• [EXERCISE DIRECTIONS]: Retype the lines beneath this one, from the first through the line containing "plt.rcParams['font.family'] = ['Liberation". Pictures are left out.

^^^^

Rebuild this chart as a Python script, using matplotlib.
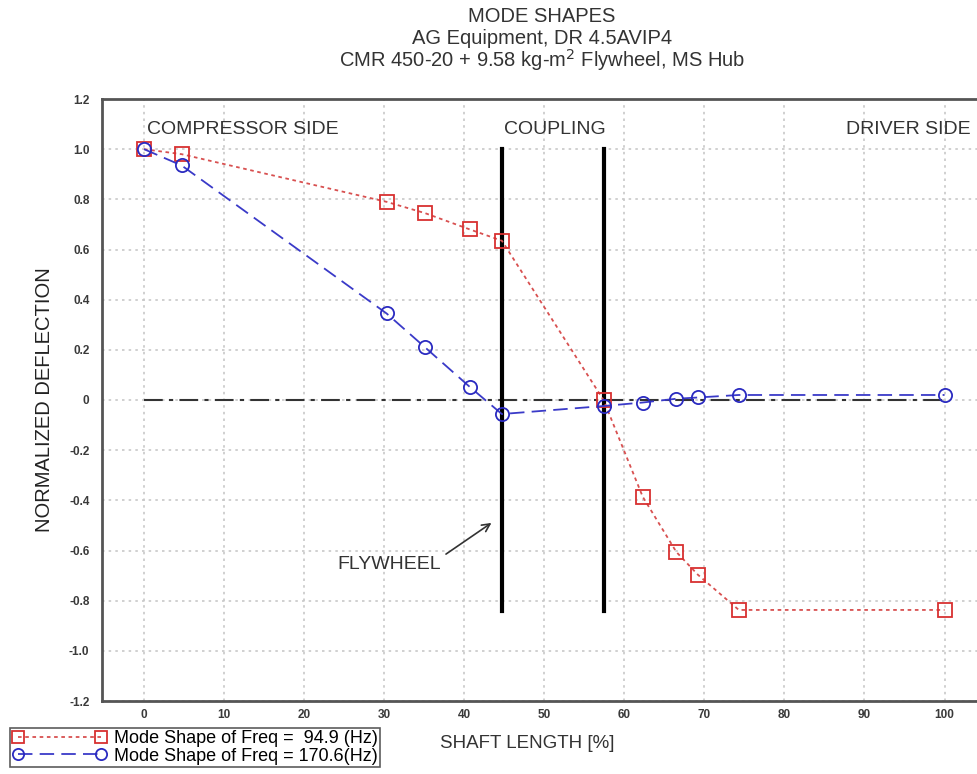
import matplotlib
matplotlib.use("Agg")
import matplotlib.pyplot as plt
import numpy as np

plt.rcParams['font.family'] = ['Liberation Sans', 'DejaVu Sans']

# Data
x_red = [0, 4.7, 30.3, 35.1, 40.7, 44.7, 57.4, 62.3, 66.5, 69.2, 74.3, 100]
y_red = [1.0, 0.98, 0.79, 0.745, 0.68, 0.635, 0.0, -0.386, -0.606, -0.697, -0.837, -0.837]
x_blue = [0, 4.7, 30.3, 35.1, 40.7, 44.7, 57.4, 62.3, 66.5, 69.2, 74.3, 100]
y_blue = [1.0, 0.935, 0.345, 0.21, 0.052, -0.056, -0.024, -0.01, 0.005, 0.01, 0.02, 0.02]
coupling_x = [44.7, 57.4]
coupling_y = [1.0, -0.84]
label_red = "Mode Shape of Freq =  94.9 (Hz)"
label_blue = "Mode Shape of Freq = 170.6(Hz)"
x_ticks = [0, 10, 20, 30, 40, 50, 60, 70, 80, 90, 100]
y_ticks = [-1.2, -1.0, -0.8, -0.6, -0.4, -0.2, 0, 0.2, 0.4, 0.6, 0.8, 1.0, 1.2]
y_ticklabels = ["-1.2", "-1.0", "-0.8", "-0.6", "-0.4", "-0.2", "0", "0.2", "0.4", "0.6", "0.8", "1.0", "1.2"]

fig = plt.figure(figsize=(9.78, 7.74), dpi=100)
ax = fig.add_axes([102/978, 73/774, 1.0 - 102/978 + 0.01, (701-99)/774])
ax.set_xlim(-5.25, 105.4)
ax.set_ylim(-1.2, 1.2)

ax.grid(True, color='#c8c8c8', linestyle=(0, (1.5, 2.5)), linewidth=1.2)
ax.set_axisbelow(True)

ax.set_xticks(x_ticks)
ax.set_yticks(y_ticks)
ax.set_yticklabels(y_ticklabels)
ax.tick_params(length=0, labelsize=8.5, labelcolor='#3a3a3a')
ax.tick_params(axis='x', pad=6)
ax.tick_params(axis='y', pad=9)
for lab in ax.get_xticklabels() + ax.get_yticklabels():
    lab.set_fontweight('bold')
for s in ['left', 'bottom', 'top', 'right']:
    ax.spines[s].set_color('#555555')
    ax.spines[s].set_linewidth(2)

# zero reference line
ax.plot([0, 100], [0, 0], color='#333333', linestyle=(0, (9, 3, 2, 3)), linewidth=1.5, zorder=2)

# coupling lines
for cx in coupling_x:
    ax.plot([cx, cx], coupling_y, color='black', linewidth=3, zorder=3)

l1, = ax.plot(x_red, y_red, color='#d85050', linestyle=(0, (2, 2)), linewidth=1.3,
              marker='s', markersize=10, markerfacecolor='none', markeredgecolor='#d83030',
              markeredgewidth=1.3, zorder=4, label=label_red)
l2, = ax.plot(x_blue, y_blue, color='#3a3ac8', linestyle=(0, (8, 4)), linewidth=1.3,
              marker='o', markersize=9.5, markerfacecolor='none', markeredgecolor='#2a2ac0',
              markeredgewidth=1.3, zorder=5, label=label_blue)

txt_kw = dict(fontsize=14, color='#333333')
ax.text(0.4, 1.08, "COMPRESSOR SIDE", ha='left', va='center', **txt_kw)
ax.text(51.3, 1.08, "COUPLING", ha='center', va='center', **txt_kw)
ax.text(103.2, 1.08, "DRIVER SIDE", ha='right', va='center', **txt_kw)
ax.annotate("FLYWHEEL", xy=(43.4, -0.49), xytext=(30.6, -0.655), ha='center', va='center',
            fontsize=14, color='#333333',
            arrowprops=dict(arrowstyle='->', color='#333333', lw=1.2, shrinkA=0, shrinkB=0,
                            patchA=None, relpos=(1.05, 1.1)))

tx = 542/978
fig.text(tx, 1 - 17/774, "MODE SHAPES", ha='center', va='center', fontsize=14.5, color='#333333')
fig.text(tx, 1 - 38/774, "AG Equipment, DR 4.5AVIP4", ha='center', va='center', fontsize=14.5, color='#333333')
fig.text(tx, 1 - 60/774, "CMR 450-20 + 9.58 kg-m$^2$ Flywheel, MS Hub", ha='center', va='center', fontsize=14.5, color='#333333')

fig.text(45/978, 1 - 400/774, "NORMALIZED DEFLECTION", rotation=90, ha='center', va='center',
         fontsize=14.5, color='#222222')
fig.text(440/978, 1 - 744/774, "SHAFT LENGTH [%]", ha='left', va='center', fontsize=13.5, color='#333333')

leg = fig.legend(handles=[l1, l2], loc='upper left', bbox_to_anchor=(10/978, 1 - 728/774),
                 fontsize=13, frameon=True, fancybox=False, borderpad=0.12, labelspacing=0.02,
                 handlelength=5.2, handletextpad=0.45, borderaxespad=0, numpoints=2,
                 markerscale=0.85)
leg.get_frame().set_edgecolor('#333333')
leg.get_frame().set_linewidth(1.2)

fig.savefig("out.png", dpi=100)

^^^^

• [EXERCISE RESULT]:
Rebuild this chart as a Python script, using matplotlib.
import matplotlib
matplotlib.use("Agg")
import matplotlib.pyplot as plt
import numpy as np

plt.rcParams['font.family'] = ['Liberation Sans', 'DejaVu Sans']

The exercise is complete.